💾 Archived View for yujiri.xyz › game-design › queue-settings.gmi captured on 2022-07-16 at 14:35:06. Gemini links have been rewritten to link to archived content
⬅️ Previous capture (2022-06-03)
-=-=-=-=-=-=-
Every online multiplayer game needs matchmaking of some sort, and the basic system of having a single pool that players can enter and get matched as soon as there's someone else within a reasonable rating range doesn't allow for different match parameters (map, game mode, timer length in a turn-based game) to be selected. In some games that's fine because there's only supposed to be one "canonical" way to play. But other games need to allow players to queue for different types of matches, most commonly timer length in turn-based games. There's an obvious right and easy way to do queue settings and several obviously wrong ways.
I won't even spend a long time talking about allowing players to queue for more than one type of match at once. That's just basic common sense.

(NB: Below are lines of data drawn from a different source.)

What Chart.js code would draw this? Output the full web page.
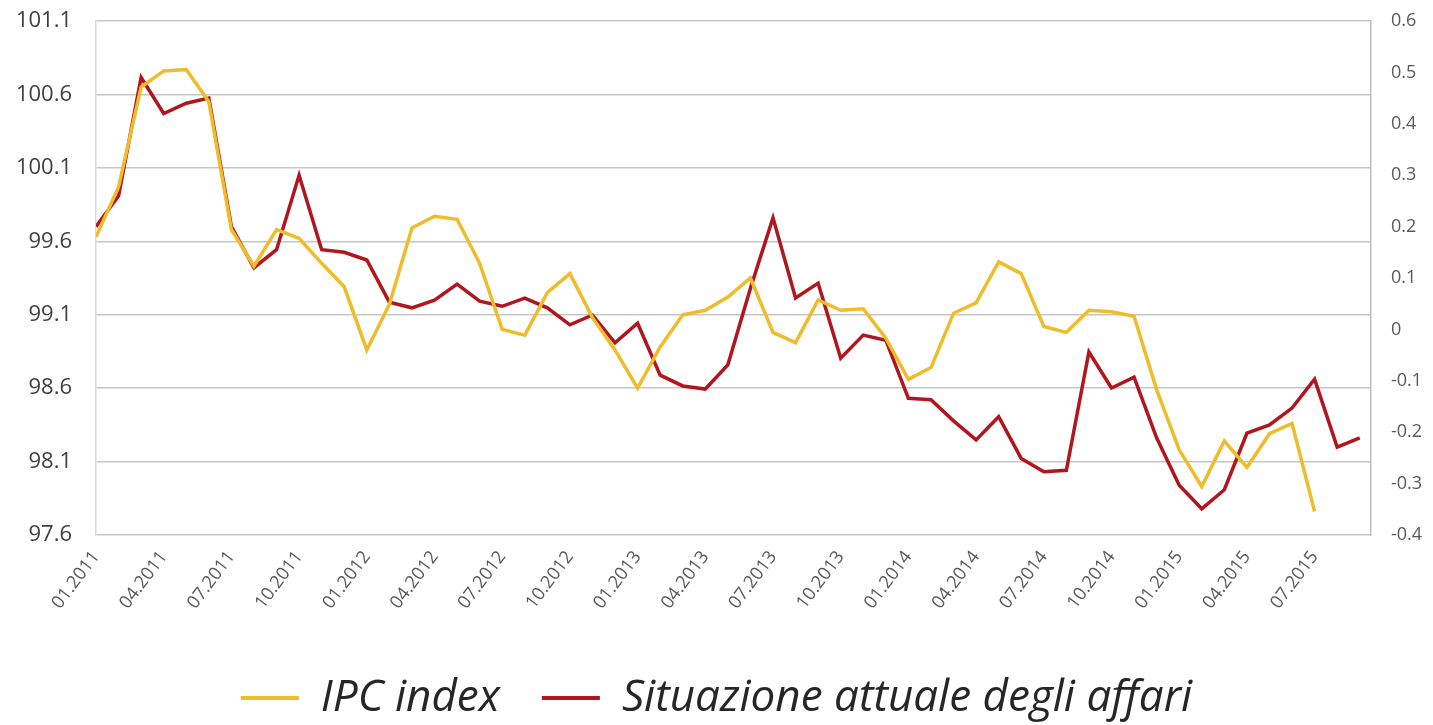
<!DOCTYPE html>
<html>
<head>
<meta charset="utf-8">
<script src="https://cdn.jsdelivr.net/npm/chart.js@4"></script>
<style>
  html, body { margin: 0; padding: 0; background: #fff; }
  #wrap { width: 1433px; height: 725px; }
</style>
</head>
<body>
<div id="wrap"><canvas id="myChart"></canvas></div>
<script>
// months on the x axis (01.2011 .. 09.2015)
var mesi = [
  "01.2011","02.2011","03.2011","04.2011","05.2011","06.2011","07.2011","08.2011","09.2011","10.2011","11.2011","12.2011",
  "01.2012","02.2012","03.2012","04.2012","05.2012","06.2012","07.2012","08.2012","09.2012","10.2012","11.2012","12.2012",
  "01.2013","02.2013","03.2013","04.2013","05.2013","06.2013","07.2013","08.2013","09.2013","10.2013","11.2013","12.2013",
  "01.2014","02.2014","03.2014","04.2014","05.2014","06.2014","07.2014","08.2014","09.2014","10.2014","11.2014","12.2014",
  "01.2015","02.2015","03.2015","04.2015","05.2015","06.2015","07.2015","08.2015","09.2015"
];

// IPC index (left axis)
var ipcIndex = [
  99.63, 99.97, 100.65, 100.76, 100.77, 100.55, 99.68, 99.43, 99.68, 99.62, 99.45, 99.29,
  98.86, 99.17, 99.69, 99.77, 99.75, 99.45, 99.00, 98.96, 99.25, 99.38, 99.08, 98.86,
  98.60, 98.88, 99.10, 99.13, 99.22, 99.35, 98.98, 98.91, 99.20, 99.13, 99.14, 98.94,
  98.66, 98.74, 99.11, 99.18, 99.46, 99.38, 99.02, 98.98, 99.13, 99.12, 99.09, 98.59,
  98.18, 97.93, 98.24, 98.06, 98.29, 98.36, 97.76
];

// Situazione attuale degli affari (right axis)
var situazione = [
  0.20, 0.26, 0.49, 0.42, 0.44, 0.45, 0.20, 0.12, 0.155, 0.30, 0.155, 0.15,
  0.135, 0.053, 0.042, 0.057, 0.088, 0.055, 0.045, 0.061, 0.042, 0.009, 0.028, -0.026,
  0.012, -0.089, -0.11, -0.116, -0.069, 0.08, 0.217, 0.061, 0.09, -0.056, -0.011, -0.021,
  -0.134, -0.137, -0.178, -0.215, -0.17, -0.251, -0.277, -0.274, -0.044, -0.114, -0.093, -0.211,
  -0.303, -0.349, -0.312, -0.202, -0.186, -0.153, -0.097, -0.229, -0.211
];

var giallo = "#EFBC2B";
var rosso = "#B0161C";

function punti(arr) {
  return arr.map(function (v, i) { return { x: i, y: v }; });
}

new Chart("myChart", {
  type: "line",
  data: {
    datasets: [{
      label: "IPC index",
      data: punti(ipcIndex),
      borderColor: giallo,
      backgroundColor: giallo,
      borderWidth: 3.5,
      pointRadius: 0,
      tension: 0,
      yAxisID: "y"
    }, {
      label: "Situazione attuale degli affari",
      data: punti(situazione),
      borderColor: rosso,
      backgroundColor: rosso,
      borderWidth: 3.5,
      pointRadius: 0,
      tension: 0,
      yAxisID: "y1"
    }]
  },
  options: {
    responsive: true,
    maintainAspectRatio: false,
    animation: false,
    layout: { padding: { top: 21, bottom: 0, left: 0, right: 0 } },
    plugins: {
      tooltip: { enabled: false },
      legend: {
        position: "bottom",
        maxHeight: 91,
        labels: {
          boxWidth: 58,
          boxHeight: 4,
          padding: 42,
          color: "#262626",
          font: { family: "'Open Sans', sans-serif", size: 44, style: "italic" },
          generateLabels: function (chart) {
            var items = Chart.defaults.plugins.legend.labels.generateLabels(chart);
            items.forEach(function (it) { it.lineWidth = 0; });
            return items;
          }
        }
      }
    },
    scales: {
      x: {
        type: "linear",
        min: 0,
        max: 56.5,
        grid: { display: false },
        border: { display: false },
        afterFit: function (s) { s.height = 99; },
        afterBuildTicks: function (s) {
          s.ticks = mesi.map(function (m, i) { return { value: i }; })
                        .filter(function (t) { return t.value % 3 === 0; });
        },
        ticks: {
          autoSkip: false,
          minRotation: 53,
          maxRotation: 53,
          padding: 4,
          color: "#595959",
          font: { family: "'Open Sans', sans-serif", size: 18 },
          callback: function (v) { return mesi[v]; }
        }
      },
      y: {
        position: "left",
        min: 97.6,
        max: 101.1,
        ticks: {
          stepSize: 0.5,
          padding: 0,
          color: "#404040",
          font: { family: "'Open Sans', sans-serif", size: 22 }
        },
        grid: { color: "#c6c6c6", lineWidth: 1.5, drawTicks: true, tickLength: 24, tickColor: "rgba(0,0,0,0)" },
        border: { display: true, color: "#d9d9d9", width: 1.5 },
        afterFit: function (s) { s.width = 96; }
      },
      y1: {
        position: "right",
        min: -0.4,
        max: 0.6,
        ticks: {
          stepSize: 0.1,
          padding: 0,
          color: "#595959",
          font: { family: "'Open Sans', sans-serif", size: 18 }
        },
        grid: { display: false, drawOnChartArea: false, drawTicks: true, tickLength: 20, tickColor: "rgba(0,0,0,0)" },
        border: { display: true, color: "#bdbdbd", width: 1.5 },
        afterFit: function (s) { s.width = 62; }
      }
    }
  }
});
</script>
</body>
</html>
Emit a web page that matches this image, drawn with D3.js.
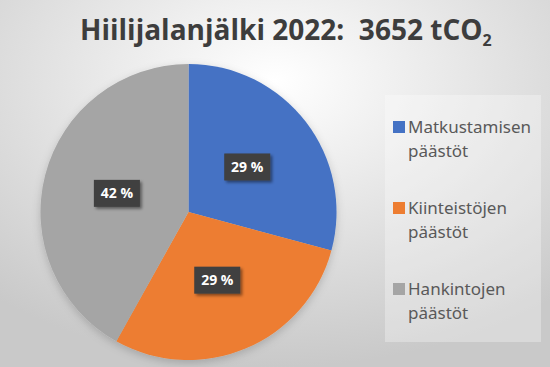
<!DOCTYPE html>
<html>
<head>
<meta charset="utf-8">
<script src="https://cdn.jsdelivr.net/npm/d3@7"></script>
<style>
  html, body { margin: 0; padding: 0; background: #fff; }
  svg { display: block; }
</style>
</head>
<body>
<svg id="chart" width="550" height="367"></svg>
<script>
// categories and values (tCO2)
const categories = ["Matkustamisen päästöt", "Kiinteistöjen päästöt", "Hankintojen päästöt"];
const legendLines = [["Matkustamisen", "päästöt"], ["Kiinteistöjen", "päästöt"], ["Hankintojen", "päästöt"]];
const values = [1066, 1056, 1530];
const colors = ["#4472C4", "#ED7D31", "#A5A5A5"];
const titleText = "Hiilijalanjälki 2022:  3652 tCO";

const svg = d3.select("#chart");
const W = 550, H = 367;

const defs = svg.append("defs");
const bg = defs.append("radialGradient").attr("id", "bg")
  .attr("cx", "50%").attr("cy", "22%").attr("r", "78%");
bg.append("stop").attr("offset", "0%").attr("stop-color", "#ffffff");
bg.append("stop").attr("offset", "100%").attr("stop-color", "#c9c9c9");

defs.append("filter").attr("id", "pieShadow")
  .attr("x", "-10%").attr("y", "-10%").attr("width", "120%").attr("height", "125%")
  .append("feDropShadow").attr("dx", 0).attr("dy", 3).attr("stdDeviation", 4)
  .attr("flood-color", "#000").attr("flood-opacity", 0.18);

defs.append("filter").attr("id", "boxShadow")
  .attr("x", "-20%").attr("y", "-30%").attr("width", "150%").attr("height", "170%")
  .append("feDropShadow").attr("dx", 2).attr("dy", 2).attr("stdDeviation", 1.5)
  .attr("flood-color", "#000").attr("flood-opacity", 0.45);

svg.append("rect").attr("width", W).attr("height", H).attr("fill", "url(#bg)");

// title: one text, subscript as tspan, squeezed to the reference width
const title = svg.append("text")
  .attr("font-family", "'Open Sans', 'Noto Sans', sans-serif")
  .attr("font-weight", "bold").attr("font-size", 28)
  .attr("fill", "#3d3d3d")
  .style("white-space", "pre");
title.append("tspan").attr("x", 0).attr("y", 0).text(titleText);
title.append("tspan").attr("dy", 6).attr("font-size", 16).text("2");
const tw = title.node().getBBox().width;
title.attr("transform", `translate(80,40) scale(${412 / tw},1)`);

// pie
const cx = 188.5, cy = 212, radius = 148;
const total = d3.sum(values);
const data = categories.map((c, i) => ({ name: c, value: values[i], color: colors[i] }));
const pie = d3.pie().sort(null).value(d => d.value);
const arc = d3.arc().innerRadius(0).outerRadius(radius);
const labelArc = d3.arc().innerRadius(radius * 0.5).outerRadius(radius * 0.5);
const arcs = pie(data);

const g = svg.append("g").attr("transform", `translate(${cx},${cy})`);
g.append("g").attr("filter", "url(#pieShadow)")
  .selectAll("path")
  .data(arcs)
  .join("path")
  .attr("fill", d => d.data.color)
  .attr("d", arc);

// data labels
const labels = g.append("g").selectAll("g")
  .data(arcs)
  .join("g")
  .attr("transform", d => `translate(${labelArc.centroid(d)})`);
labels.append("rect")
  .attr("x", -23).attr("y", -13.5).attr("width", 46).attr("height", 27)
  .attr("fill", "#3f3f3f")
  .attr("filter", "url(#boxShadow)");
labels.append("text")
  .attr("text-anchor", "middle").attr("y", 5)
  .attr("font-family", "'Open Sans', 'Noto Sans', sans-serif")
  .attr("font-weight", "bold").attr("font-size", 14)
  .attr("fill", "#ffffff")
  .text(d => Math.round(d.value / total * 100) + " %");

// legend
svg.append("rect")
  .attr("x", 385).attr("y", 95).attr("width", 156).attr("height", 247)
  .attr("fill", "#ffffff").attr("fill-opacity", 0.3);

const ly = d3.scalePoint().domain(categories).range([121, 283]);
const leg = svg.append("g").selectAll("g")
  .data(data)
  .join("g")
  .attr("transform", d => `translate(393,${ly(d.name)})`);
leg.append("rect").attr("width", 12).attr("height", 12).attr("fill", d => d.color);
leg.each(function(d, i) {
  const t = d3.select(this).append("text")
    .attr("font-family", "'Noto Sans', 'Open Sans', sans-serif")
    .attr("font-size", 17).attr("fill", "#595959");
  legendLines[i].forEach((line, j) => {
    t.append("tspan").attr("x", 15).attr("y", 12 + j * 24).text(line);
  });
});
</script>
</body>
</html>
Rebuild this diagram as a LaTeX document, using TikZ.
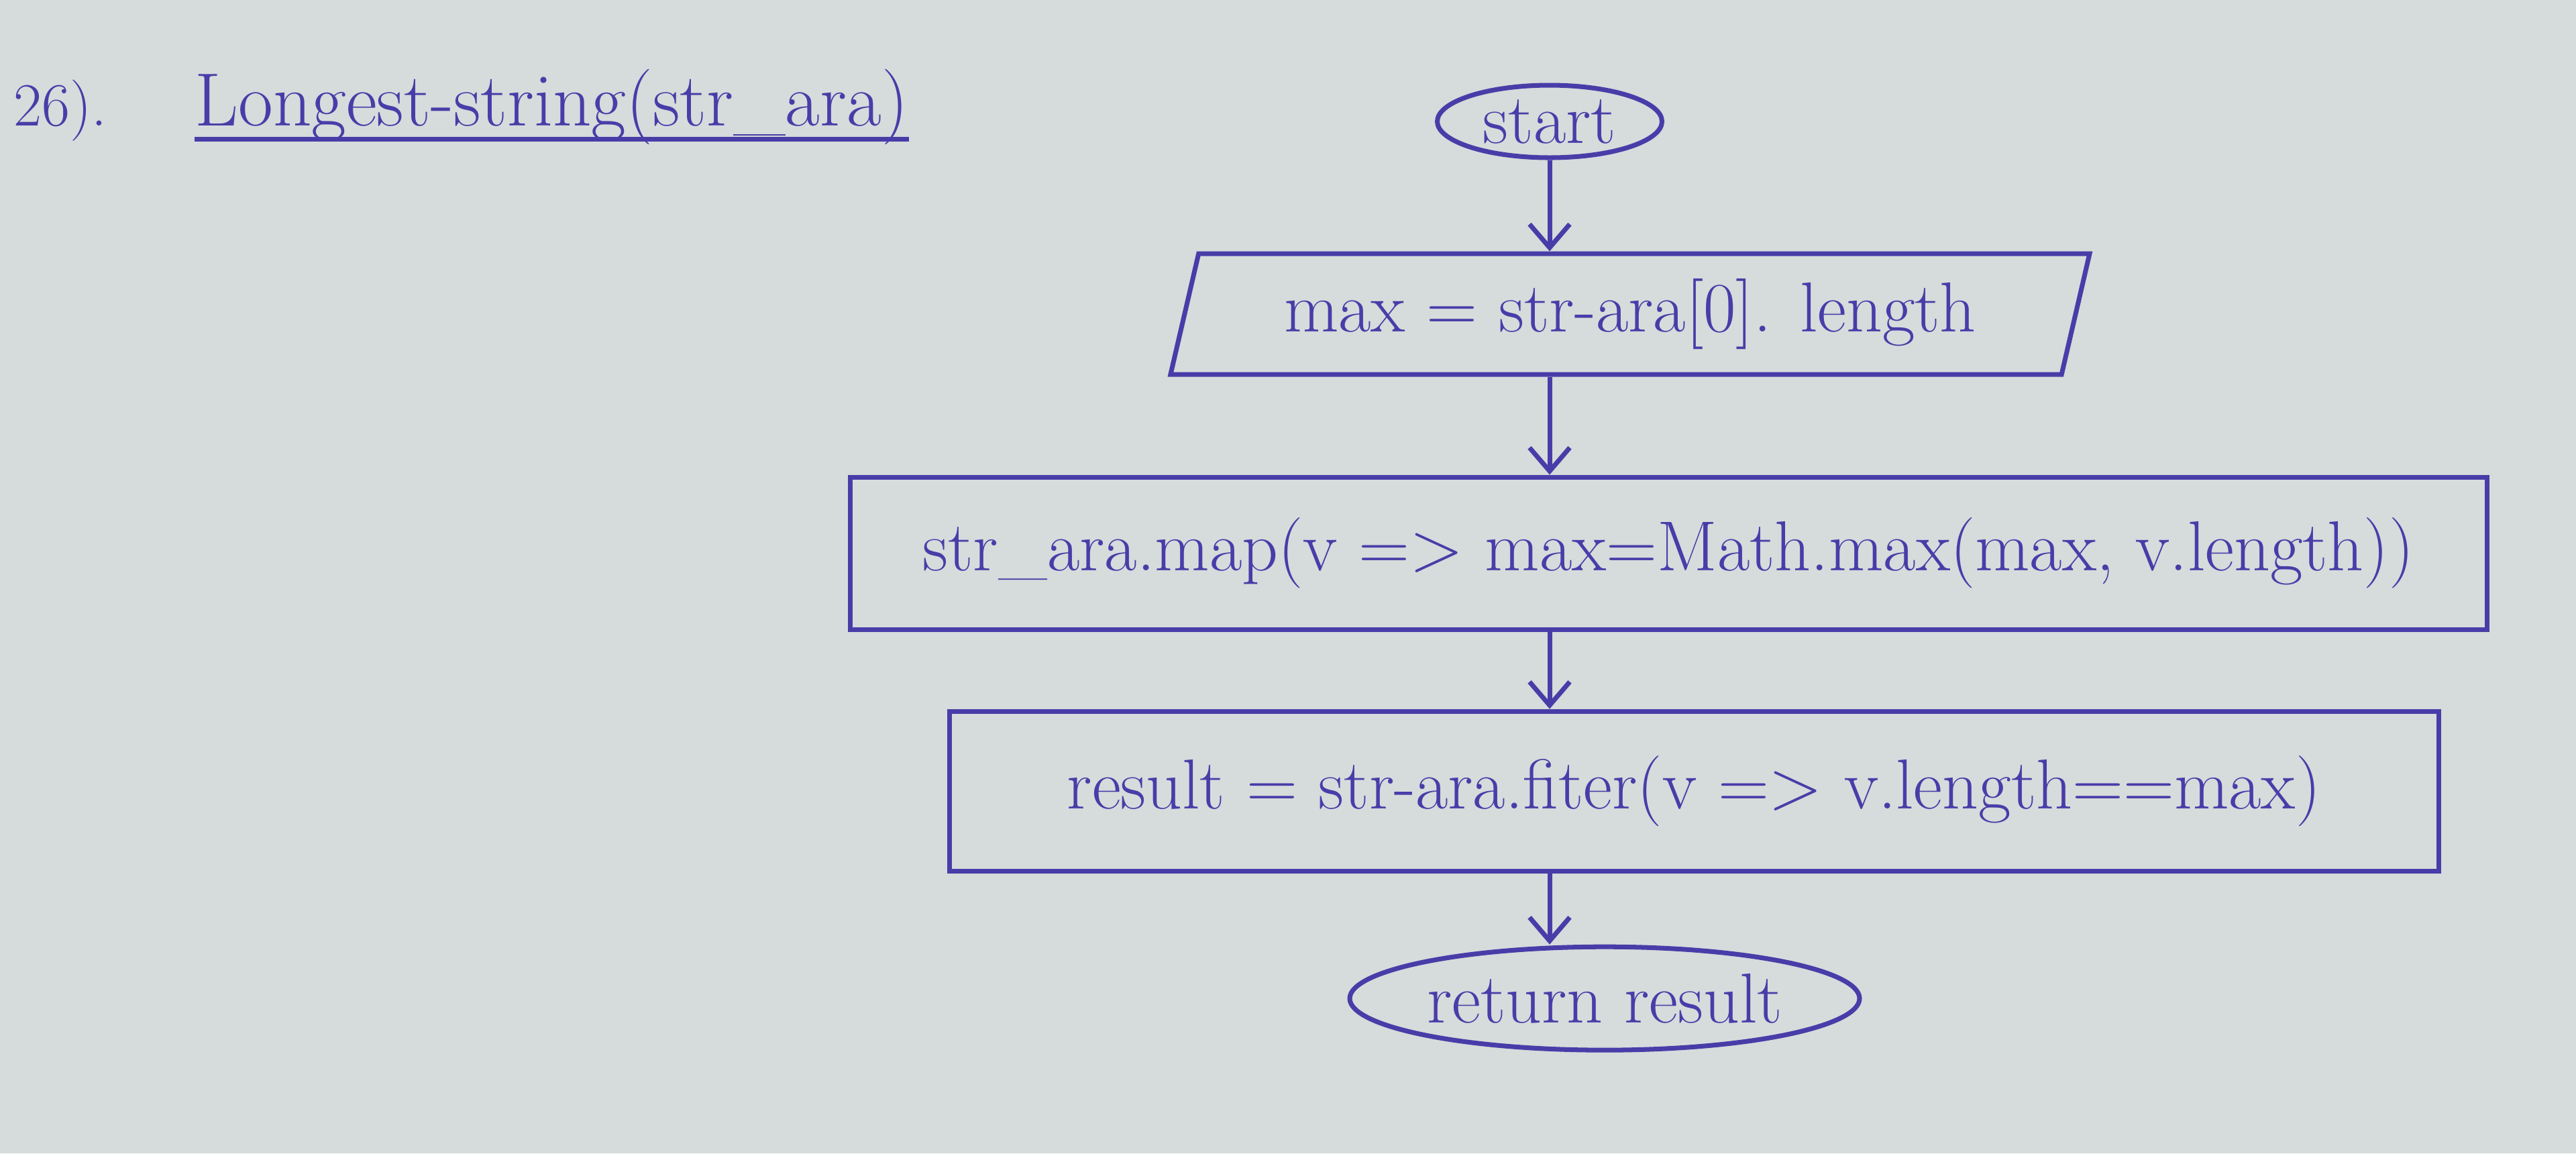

The right way starts with allowing players to set *desired* parameters separately from *required* ones. For example, I should be able to say "If possible, match me with between 20 and 30 seconds per turn, but I'm willing to play with up to 45 or down to 15 if someone else requires it." The system could only consider players with compatible requirements but average their preferences if those aren't also compatible. This way you give players what they want more often without splitting the queue any further than you do by only allowing players to set required parameters. *This is not hard to implement.* I could write the matchmaking routine in 5 minutes.
The system can be improved further by allowing players to specify how much they care about the preference: "Match me instantly with anyone who accepts 20-30 but for each second they require above 30 up to 45 or below 20 down to 15, wait 3 seconds before matching me". And no you wouldn't have to show the player all these "ugly" and "intimidating" numbers if you don't want to (although I stand by doing so); you could have a slider they set next to the preference. And you should let them weigh preferences against each other: "For each rating point they're above or below me, wait .1 additional seconds, and for each second I've already been waiting by the time this person appears, wait 1 less second before matching me with them". It might take me as much as 15 minutes to write this completed system though, and maybe another 15 to add the menu interface, so I can't hold commercial game developers to that standard.
While I'm at it, it's also common sense to allow players to set how much they care about equal-skill matches. Every Chess and Go site out there does it; I don't know why modern game developers think they can't or shouldn't.
A related point: who the hell makes games where you can't do anything else while you're sitting in queue? In Spellweaver you have to stay at the queue screen to stay in queue. It's amazingly horrible that I can't look over my deck or browse my card collection while I'm waiting for a match. This should not be hard to implement either. Prismata shows it done right. Being able to spectate top players' ranked matches while you wait makes it *so* much more fun.